# [STATED GOAL]
The listing below begins with the first line you should copy; stop after the line containing "import plotly.graph_objects as go", and drop every picture.

# [DATA SECTION]
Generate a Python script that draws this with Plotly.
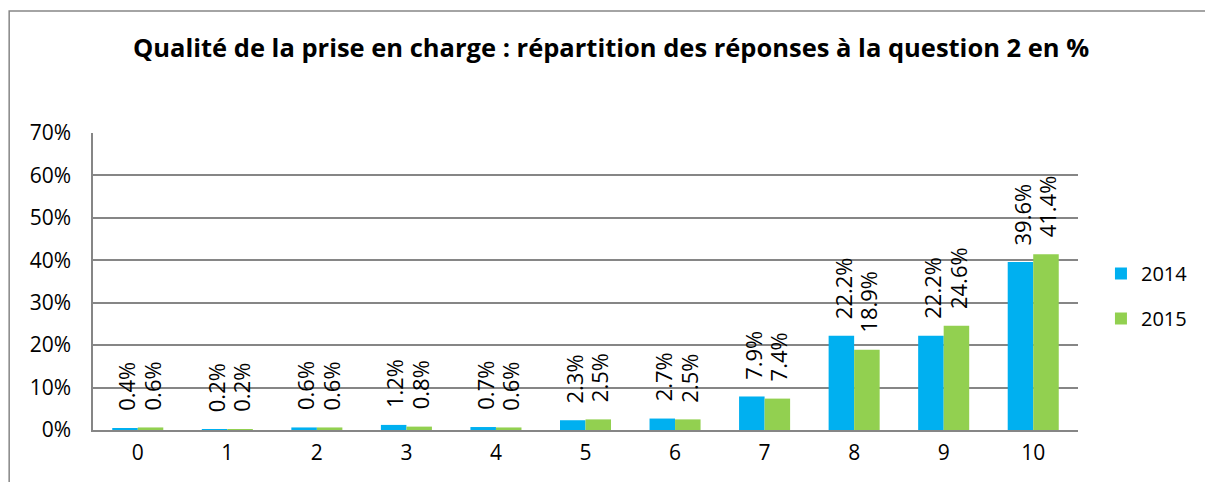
import plotly.graph_objects as go

categories = ["0", "1", "2", "3", "4", "5", "6", "7", "8", "9", "10"]
values_2014 = [0.4, 0.2, 0.6, 1.2, 0.7, 2.3, 2.7, 7.9, 22.2, 22.2, 39.6]
values_2015 = [0.6, 0.2, 0.6, 0.8, 0.6, 2.5, 2.5, 7.4, 18.9, 24.6, 41.4]
series_names = ["2014", "2015"]
y_ticks = [0, 10, 20, 30, 40, 50, 60, 70]

colors = ["#00B0F0", "#92D050"]
FONT = "Open Sans"
W, H = 1205, 482
L, R, T, B = 93, 125, 133, 52
pw, ph = W - L - R, H - T - B

fig = go.Figure()
for name, vals, col in zip(series_names, [values_2014, values_2015], colors):
    fig.add_trace(go.Bar(
        x=categories, y=vals, name=name, marker_color=col,
        marker_line_width=0, legendgroup=name,
    ))

# rotated value labels above each bar
annotations = []
offsets = [-0.5, 0.5]
for si, vals in enumerate([values_2014, values_2015]):
    for ci, v in enumerate(vals):
        annotations.append(dict(
            x=ci, y=v, xref="x", yref="y", text=f"{v:.1f}%",
            textangle=-90, showarrow=False, yanchor="bottom", xanchor="center",
            xshift=offsets[si] * 25.5 + 1, yshift=15,
            font=dict(family=FONT, size=22, color="#000000"),
        ))

def px2paper_x(px):
    return (px - L) / pw

def px2paper_y(py):
    return (H - B - py) / ph

annotations.append(dict(
    x=px2paper_x(612), y=px2paper_y(47), xref="paper", yref="paper",
    text="<b>Qualité de la prise en charge : répartition des réponses à la question 2 en %</b>",
    showarrow=False, xanchor="center", yanchor="middle",
    font=dict(family=FONT, size=25.5, color="#000000"),
))

fig.update_layout(
    width=W, height=H,
    margin=dict(l=L, r=R, t=T, b=B),
    paper_bgcolor="white", plot_bgcolor="white",
    barmode="group", bargap=0.43, bargroupgap=0,
    font=dict(family=FONT, size=21, color="#000000"),
    showlegend=True,
    legend=dict(
        x=px2paper_x(1103), y=px2paper_y(296), xref="paper", yref="paper",
        xanchor="left", yanchor="middle",
        font=dict(family=FONT, size=20, color="#000000"),
        traceorder="grouped", tracegroupgap=16, itemwidth=30,
        bgcolor="rgba(0,0,0,0)", borderwidth=0,
    ),
    annotations=annotations,
    shapes=[dict(
        type="rect", xref="paper", yref="paper",
        x0=px2paper_x(9), x1=px2paper_x(1225), y0=px2paper_y(492), y1=px2paper_y(11),
        line=dict(color="#868686", width=1.5), fillcolor="rgba(0,0,0,0)", layer="below",
    )],
)
fig.update_xaxes(
    type="category", showgrid=False, showline=True, linecolor="#868686", linewidth=1.5,
    ticks="", tickfont=dict(family=FONT, size=21, color="#000000"), ticklabelstandoff=3,
)
fig.update_yaxes(
    range=[0, 70], tickvals=y_ticks, ticktext=[f"{t}%" for t in y_ticks],
    showgrid=True, gridcolor="#868686", gridwidth=1.5,
    showline=True, linecolor="#868686", linewidth=1.5, zeroline=False,
    ticks="", tickfont=dict(family=FONT, size=21, color="#000000"), ticklabelstandoff=16,
)

fig.write_html("out.html", config={"displayModeBar": False},
               post_script="document.body.style.margin='0';")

# [ANSWER TO THE PROBLEM]
Generate a Python script that draws this with Plotly.
import plotly.graph_objects as go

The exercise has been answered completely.